YARA
Rule-based malware analysis tool
From Wikipedia, the free encyclopedia
YARA is a tool primarily used in malware research and detection.
| YARA | |
|---|---|
| Designed by | Victor Alvarez |
| First appeared | 2013 |
| Stable release | |
| Filename extensions | .yara |
| Website | virustotal |
It provides a rule-based approach to create descriptions of malware families based on regular expression, textual or binary patterns. A description is essentially a YARA rule name, where these rules consist of sets of strings and a Boolean expression.[2]

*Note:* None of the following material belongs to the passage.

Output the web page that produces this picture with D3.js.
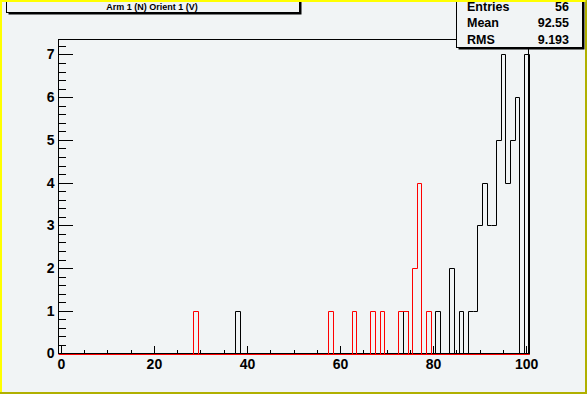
<!DOCTYPE html>
<html><head><meta charset="utf-8">
<script src="https://cdn.jsdelivr.net/npm/d3@7"></script>
<style>
html,body{margin:0;padding:0;background:#f1f4f5;}
svg{display:block;}
text{font-family:"Liberation Sans",Arial,Helvetica,sans-serif;font-weight:bold;fill:#000;}
</style></head>
<body>
<svg id="c" width="587" height="394"></svg>
<script>
// ---- data ----
const title = "Arm 1 (N) Orient 1 (V)";
const statLabels = ["Entries", "Mean", "RMS"];
const statValues = ["56", "92.55", "9.193"];
const xTicks = [0, 20, 40, 60, 80, 100];
const yTicks = [0, 1, 2, 3, 4, 5, 6, 7];
// black histogram: bin centres and counts
const blackBins   = [38, 74, 81, 84, 86, 88, 89, 90, 91, 92, 93, 94, 95, 96, 97, 98, 100];
const blackCounts = [ 1,  1,  1,  2,  1,  1,  1,  3,  4,  3,  3,  5,  7,  4,  5,  6,   7];
// red histogram
const redBins   = [29, 58, 63, 67, 69, 73, 74, 76, 77, 79];
const redCounts = [ 1,  1,  1,  1,  1,  1,  1,  2,  4,  1];

const W = 587, H = 394;
const frame = {l: 58.5, r: 528.5, t: 39.5, b: 353.5};
const svg = d3.select("#c");

const x = d3.scaleLinear().domain([-0.5, 100.5]).range([frame.l, frame.r]);
const y = d3.scaleLinear().domain([0, 7.35]).range([frame.b, frame.t]);

// frame
svg.append("rect").attr("x", frame.l).attr("y", frame.t)
  .attr("width", frame.r - frame.l).attr("height", frame.b - frame.t)
  .attr("fill", "none").attr("stroke", "#000").attr("stroke-width", 1);

function histPoints(bins, counts) {
  const dense = new Array(101).fill(0);
  bins.forEach((b, i) => dense[b] = counts[i]);
  const pts = [[-0.5, 0]];
  dense.forEach((v, i) => { pts.push([i - 0.5, v]); pts.push([i + 0.5, v]); });
  pts.push([100.5, 0]);
  return pts;
}
const px = v => Math.round(x(v)) + 0.5;
const py = v => Math.round(y(v)) + 0.5;
const line = d3.line().x(d => px(d[0])).y(d => py(d[1]));

svg.append("path").attr("d", line(histPoints(blackBins, blackCounts)))
  .attr("fill", "none").attr("stroke", "#000").attr("stroke-width", 1);
svg.append("path").attr("d", line(histPoints(redBins, redCounts)))
  .attr("fill", "none").attr("stroke", "#ff0000").attr("stroke-width", 1);

// axes (ticks pointing inward)
const fontSize = "14px";
const yAxis = d3.axisLeft(y).tickValues(yTicks).tickFormat(d3.format("d"))
  .tickSizeInner(-14).tickSizeOuter(0).tickPadding(4);
const gy = svg.append("g").attr("transform", `translate(${frame.l},0)`).call(yAxis);
const yMinor = [];
for (let v = 0; v <= 7.3; v += 0.2) yMinor.push(+v.toFixed(1));
const gym = svg.append("g").attr("transform", `translate(${frame.l},0)`)
  .call(d3.axisLeft(y).tickValues(yMinor).tickFormat("").tickSizeInner(-7).tickSizeOuter(0));

const xAxis = d3.axisBottom(x).tickValues(xTicks).tickFormat(d3.format("d"))
  .tickSizeInner(-8).tickSizeOuter(0).tickPadding(6);
const gx = svg.append("g").attr("transform", `translate(0,${frame.b})`).call(xAxis);
const xMinor = d3.range(0, 101, 5);
const gxm = svg.append("g").attr("transform", `translate(0,${frame.b})`)
  .call(d3.axisBottom(x).tickValues(xMinor).tickFormat("").tickSizeInner(-4).tickSizeOuter(0));

[gy, gym, gx, gxm].forEach(g => {
  g.select(".domain").remove();
  g.selectAll("line").attr("stroke", "#000").attr("shape-rendering", "crispEdges");
  g.selectAll("text").style("font-size", fontSize).style("font-weight", "bold")
    .attr("font-family", "Liberation Sans, Arial, sans-serif").attr("fill", "#000");
});
// redraw red baseline on top of the axis line
svg.append("line").attr("x1", frame.l).attr("x2", frame.r)
  .attr("y1", py(0)).attr("y2", py(0)).attr("stroke", "#ff0000");

// canvas bevel border
svg.append("rect").attr("x", 0).attr("y", 0).attr("width", W).attr("height", 2).attr("fill", "#ffff00");
svg.append("rect").attr("x", 0).attr("y", 0).attr("width", 2).attr("height", H).attr("fill", "#ffff00");
svg.append("rect").attr("x", W - 2).attr("y", 0).attr("width", 2).attr("height", H).attr("fill", "#b0b000");
svg.append("rect").attr("x", 0).attr("y", H - 2).attr("width", W).attr("height", 2).attr("fill", "#b0b000");

// title box
svg.append("rect").attr("x", 8.5).attr("y", 2).attr("width", 293).attr("height", 12.5).attr("fill", "#000");
svg.append("rect").attr("x", 6.5).attr("y", -10).attr("width", 293).attr("height", 22.5)
  .attr("fill", "#f1f4f5").attr("stroke", "#000").attr("stroke-width", 1);
svg.append("rect").attr("x", 2).attr("y", 0).attr("width", 300).attr("height", 2).attr("fill", "#ffff00");
svg.append("text").attr("x", 152).attr("y", 10).attr("text-anchor", "middle")
  .style("font-size", "9px").text(title);

// stats box
const sb = {x: 456.5, y: -10, w: 126, h: 57.5};
svg.append("rect").attr("x", sb.x + 2).attr("y", 2).attr("width", sb.w).attr("height", sb.h - 10).attr("fill", "#000");
svg.append("rect").attr("x", sb.x).attr("y", sb.y).attr("width", sb.w).attr("height", sb.h)
  .attr("fill", "#f1f4f5").attr("stroke", "#000").attr("stroke-width", 1);
svg.append("rect").attr("x", sb.x - 1).attr("y", 0).attr("width", sb.w + 4).attr("height", 2).attr("fill", "#ffff00");
const rowY = [10.5, 27, 44];
statLabels.forEach((s, i) => {
  svg.append("text").attr("x", 467).attr("y", rowY[i]).style("font-size", "12.5px").text(s);
  svg.append("text").attr("x", 569).attr("y", rowY[i]).attr("text-anchor", "end")
    .style("font-size", "12.5px").text(statValues[i]);
});
</script>
</body></html>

Analysts write YARA rules to capture the DNA of malware families, persistent elements like code fragments, configuration strings, and structural patterns expressed as text, hex sequences, or regex with Boolean logic. This signature-based detection survives file mutations that defeat hash matching, enabling identification of variants and related samples across large datasets[3].
History
YARA was originally developed by Victor Alvarez of VirusTotal and released on GitHub in 2013.[4] The name is an abbreviation of YARA: Another Recursive Acronym or Yet Another Ridiculous Acronym.[5] In 2024, Alvarez announced that YARA would be superseded by a rewrite called YARA-X, written in Rust.[6] A first stable version of YARA-X was released in June 2025, marking the passage of the original YARA into maintenance mode.[7]